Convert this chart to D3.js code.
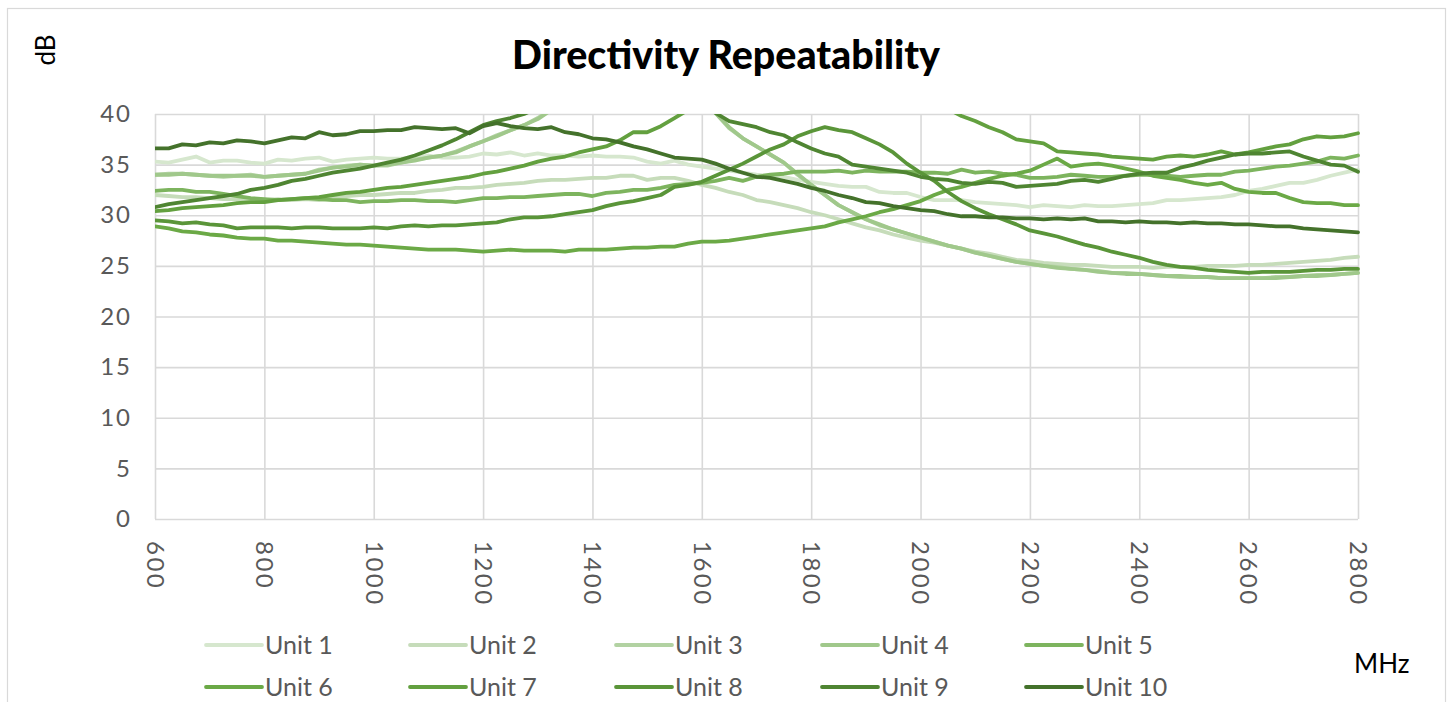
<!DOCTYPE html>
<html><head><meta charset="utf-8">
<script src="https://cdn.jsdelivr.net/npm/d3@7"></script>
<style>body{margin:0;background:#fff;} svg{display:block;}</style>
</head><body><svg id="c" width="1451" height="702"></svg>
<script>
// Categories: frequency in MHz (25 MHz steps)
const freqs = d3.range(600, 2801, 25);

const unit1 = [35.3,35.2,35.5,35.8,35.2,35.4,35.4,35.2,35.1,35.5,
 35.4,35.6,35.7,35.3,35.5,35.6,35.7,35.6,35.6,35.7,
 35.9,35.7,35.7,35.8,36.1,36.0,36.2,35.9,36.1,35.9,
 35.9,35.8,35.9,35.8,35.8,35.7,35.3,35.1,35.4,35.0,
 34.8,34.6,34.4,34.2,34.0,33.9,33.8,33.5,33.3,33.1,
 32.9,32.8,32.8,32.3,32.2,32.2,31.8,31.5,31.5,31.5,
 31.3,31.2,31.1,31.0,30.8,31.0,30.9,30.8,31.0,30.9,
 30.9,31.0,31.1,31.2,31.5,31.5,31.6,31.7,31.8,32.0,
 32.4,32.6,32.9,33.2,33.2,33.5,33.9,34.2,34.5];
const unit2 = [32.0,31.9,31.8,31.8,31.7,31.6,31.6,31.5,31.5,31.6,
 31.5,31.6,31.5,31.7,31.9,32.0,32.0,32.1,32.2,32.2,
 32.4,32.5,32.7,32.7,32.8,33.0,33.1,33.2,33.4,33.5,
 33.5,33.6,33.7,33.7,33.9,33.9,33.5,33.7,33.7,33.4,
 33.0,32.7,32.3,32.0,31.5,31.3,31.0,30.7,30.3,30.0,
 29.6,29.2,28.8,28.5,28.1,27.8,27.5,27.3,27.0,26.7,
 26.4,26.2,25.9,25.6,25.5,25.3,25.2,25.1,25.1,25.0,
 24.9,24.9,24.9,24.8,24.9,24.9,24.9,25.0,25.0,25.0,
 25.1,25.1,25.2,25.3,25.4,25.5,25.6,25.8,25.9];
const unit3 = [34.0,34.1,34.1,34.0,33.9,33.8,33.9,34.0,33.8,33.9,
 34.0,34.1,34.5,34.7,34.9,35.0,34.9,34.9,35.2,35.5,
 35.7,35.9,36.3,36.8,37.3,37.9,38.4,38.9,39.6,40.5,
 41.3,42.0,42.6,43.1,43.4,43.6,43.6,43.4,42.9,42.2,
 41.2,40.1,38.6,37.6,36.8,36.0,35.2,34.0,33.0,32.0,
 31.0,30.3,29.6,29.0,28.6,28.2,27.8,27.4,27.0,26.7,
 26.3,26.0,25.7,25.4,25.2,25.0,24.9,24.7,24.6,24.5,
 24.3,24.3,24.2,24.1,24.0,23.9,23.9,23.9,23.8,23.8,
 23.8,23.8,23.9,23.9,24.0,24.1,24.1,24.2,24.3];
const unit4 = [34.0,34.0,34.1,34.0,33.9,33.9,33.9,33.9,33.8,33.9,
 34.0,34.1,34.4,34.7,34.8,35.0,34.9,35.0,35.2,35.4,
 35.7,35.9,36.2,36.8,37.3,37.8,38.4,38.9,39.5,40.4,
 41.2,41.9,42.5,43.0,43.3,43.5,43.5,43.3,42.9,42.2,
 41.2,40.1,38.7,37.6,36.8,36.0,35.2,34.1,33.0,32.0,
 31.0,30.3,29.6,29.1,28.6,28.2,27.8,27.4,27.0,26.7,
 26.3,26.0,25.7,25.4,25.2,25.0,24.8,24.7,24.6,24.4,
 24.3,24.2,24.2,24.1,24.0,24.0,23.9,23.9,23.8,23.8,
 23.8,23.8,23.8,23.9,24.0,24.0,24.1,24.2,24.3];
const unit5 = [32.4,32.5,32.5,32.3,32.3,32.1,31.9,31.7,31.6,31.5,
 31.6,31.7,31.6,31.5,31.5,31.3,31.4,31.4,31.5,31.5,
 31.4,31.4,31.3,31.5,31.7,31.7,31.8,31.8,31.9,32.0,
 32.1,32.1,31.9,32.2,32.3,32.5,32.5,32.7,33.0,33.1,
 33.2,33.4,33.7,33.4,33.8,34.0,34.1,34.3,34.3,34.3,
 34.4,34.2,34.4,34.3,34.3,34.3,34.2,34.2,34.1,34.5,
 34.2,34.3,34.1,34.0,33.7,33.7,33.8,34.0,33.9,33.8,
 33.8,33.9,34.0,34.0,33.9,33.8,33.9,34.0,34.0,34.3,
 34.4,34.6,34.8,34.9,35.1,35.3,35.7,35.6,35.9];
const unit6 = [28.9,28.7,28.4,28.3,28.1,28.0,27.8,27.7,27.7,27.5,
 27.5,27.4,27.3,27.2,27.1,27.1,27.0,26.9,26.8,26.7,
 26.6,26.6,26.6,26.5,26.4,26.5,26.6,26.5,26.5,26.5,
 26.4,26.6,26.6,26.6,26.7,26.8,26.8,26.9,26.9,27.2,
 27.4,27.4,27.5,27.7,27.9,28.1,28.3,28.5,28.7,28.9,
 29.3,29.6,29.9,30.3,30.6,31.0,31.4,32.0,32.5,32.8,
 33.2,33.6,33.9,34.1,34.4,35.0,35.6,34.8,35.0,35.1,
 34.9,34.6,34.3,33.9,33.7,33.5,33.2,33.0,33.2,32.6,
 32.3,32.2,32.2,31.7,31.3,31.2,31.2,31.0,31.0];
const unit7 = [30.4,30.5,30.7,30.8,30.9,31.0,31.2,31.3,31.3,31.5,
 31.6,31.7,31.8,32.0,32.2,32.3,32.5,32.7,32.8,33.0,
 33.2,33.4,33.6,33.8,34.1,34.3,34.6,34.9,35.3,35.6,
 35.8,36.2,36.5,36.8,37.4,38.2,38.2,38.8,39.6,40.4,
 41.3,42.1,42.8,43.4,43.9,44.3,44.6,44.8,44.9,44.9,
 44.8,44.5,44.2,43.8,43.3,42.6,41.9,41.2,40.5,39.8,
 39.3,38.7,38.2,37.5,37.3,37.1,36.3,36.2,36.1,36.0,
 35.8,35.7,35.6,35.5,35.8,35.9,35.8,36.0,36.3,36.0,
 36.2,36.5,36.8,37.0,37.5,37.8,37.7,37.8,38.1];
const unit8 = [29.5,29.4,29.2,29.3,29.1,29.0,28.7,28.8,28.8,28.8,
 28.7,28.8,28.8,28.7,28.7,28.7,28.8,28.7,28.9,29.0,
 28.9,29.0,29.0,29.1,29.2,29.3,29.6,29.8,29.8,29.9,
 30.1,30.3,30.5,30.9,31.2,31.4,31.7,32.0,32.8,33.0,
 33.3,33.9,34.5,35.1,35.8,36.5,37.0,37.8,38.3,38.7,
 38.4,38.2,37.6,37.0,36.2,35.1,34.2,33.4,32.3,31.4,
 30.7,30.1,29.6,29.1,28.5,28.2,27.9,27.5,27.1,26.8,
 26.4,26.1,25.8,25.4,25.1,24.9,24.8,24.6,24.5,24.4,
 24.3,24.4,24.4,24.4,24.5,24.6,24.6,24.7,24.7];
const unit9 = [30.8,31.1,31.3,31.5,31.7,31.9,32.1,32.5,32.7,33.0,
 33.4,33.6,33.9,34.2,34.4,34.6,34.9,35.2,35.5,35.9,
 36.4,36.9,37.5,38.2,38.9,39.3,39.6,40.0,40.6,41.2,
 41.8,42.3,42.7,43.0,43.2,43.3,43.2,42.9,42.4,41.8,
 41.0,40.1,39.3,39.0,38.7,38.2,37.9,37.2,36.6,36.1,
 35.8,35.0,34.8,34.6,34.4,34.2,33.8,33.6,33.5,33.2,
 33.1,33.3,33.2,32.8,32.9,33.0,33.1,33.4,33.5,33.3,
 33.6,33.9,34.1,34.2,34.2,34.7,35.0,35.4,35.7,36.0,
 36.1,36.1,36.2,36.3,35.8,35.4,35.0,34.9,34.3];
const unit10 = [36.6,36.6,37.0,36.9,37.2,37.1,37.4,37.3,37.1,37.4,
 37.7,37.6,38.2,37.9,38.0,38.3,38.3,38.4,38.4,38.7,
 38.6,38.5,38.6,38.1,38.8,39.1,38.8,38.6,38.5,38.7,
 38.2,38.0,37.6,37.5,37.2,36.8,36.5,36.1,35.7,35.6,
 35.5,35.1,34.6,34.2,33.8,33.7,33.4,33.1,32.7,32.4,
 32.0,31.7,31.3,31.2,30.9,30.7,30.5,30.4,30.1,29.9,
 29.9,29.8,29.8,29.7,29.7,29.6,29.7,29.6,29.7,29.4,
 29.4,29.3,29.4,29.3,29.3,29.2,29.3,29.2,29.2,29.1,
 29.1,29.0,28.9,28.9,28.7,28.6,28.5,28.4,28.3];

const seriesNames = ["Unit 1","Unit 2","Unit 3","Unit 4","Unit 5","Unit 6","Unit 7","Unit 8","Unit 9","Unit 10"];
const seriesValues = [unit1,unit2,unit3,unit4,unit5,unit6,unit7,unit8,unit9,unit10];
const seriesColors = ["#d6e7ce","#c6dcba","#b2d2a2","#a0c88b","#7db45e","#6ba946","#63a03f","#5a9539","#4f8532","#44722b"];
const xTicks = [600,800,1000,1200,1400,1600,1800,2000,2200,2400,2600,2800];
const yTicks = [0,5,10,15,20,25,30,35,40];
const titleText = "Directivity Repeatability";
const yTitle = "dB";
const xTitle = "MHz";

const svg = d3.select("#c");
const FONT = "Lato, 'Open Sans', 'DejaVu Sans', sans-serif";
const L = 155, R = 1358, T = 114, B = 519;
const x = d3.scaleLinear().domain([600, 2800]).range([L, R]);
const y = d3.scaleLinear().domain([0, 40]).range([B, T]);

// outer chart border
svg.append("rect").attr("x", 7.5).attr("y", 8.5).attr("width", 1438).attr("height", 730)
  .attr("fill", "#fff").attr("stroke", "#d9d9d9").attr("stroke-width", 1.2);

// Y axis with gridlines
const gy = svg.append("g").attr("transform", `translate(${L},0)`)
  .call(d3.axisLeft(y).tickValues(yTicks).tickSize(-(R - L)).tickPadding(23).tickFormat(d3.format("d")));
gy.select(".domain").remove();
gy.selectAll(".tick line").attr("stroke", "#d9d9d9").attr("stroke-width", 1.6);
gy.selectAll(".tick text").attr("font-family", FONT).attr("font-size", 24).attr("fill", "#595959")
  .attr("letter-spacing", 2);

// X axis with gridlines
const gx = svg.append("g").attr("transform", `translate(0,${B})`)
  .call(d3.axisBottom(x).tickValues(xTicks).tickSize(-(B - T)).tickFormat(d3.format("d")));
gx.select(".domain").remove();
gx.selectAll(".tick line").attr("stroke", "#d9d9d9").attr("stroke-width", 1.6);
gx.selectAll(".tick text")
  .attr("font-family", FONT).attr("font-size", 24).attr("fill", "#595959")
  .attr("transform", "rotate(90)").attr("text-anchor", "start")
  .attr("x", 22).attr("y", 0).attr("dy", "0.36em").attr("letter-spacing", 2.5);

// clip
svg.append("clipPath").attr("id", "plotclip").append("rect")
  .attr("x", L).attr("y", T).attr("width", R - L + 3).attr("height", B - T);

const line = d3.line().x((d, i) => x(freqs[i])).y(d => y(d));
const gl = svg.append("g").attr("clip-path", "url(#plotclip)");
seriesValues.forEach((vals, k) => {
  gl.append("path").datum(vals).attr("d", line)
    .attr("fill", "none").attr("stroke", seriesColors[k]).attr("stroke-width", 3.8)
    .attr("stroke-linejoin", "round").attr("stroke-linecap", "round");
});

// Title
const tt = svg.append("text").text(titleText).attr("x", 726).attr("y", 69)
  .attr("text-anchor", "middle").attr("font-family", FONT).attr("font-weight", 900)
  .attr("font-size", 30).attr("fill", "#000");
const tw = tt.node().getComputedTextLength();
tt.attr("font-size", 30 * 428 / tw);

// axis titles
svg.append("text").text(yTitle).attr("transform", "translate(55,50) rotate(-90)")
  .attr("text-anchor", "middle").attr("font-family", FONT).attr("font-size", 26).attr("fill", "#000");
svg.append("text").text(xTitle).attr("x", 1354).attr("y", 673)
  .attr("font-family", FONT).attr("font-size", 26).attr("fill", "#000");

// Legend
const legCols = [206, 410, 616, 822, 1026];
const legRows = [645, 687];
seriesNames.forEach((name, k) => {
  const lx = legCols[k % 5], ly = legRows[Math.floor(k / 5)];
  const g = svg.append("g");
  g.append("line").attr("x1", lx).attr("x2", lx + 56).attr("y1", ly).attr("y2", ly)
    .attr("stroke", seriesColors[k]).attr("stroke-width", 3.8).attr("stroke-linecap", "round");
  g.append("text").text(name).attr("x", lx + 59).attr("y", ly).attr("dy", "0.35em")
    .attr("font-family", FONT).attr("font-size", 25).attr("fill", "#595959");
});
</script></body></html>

——

> _Task statement_
Skip the pictures and restate exactly the lines from the beginning of the listing to the line with "const freqs = d3.range(600, 2801, 25);", that line included.

> _Result_
Convert this chart to D3.js code.
<!DOCTYPE html>
<html><head><meta charset="utf-8">
<script src="https://cdn.jsdelivr.net/npm/d3@7"></script>
<style>body{margin:0;background:#fff;} svg{display:block;}</style>
</head><body><svg id="c" width="1451" height="702"></svg>
<script>
// Categories: frequency in MHz (25 MHz steps)
const freqs = d3.range(600, 2801, 25);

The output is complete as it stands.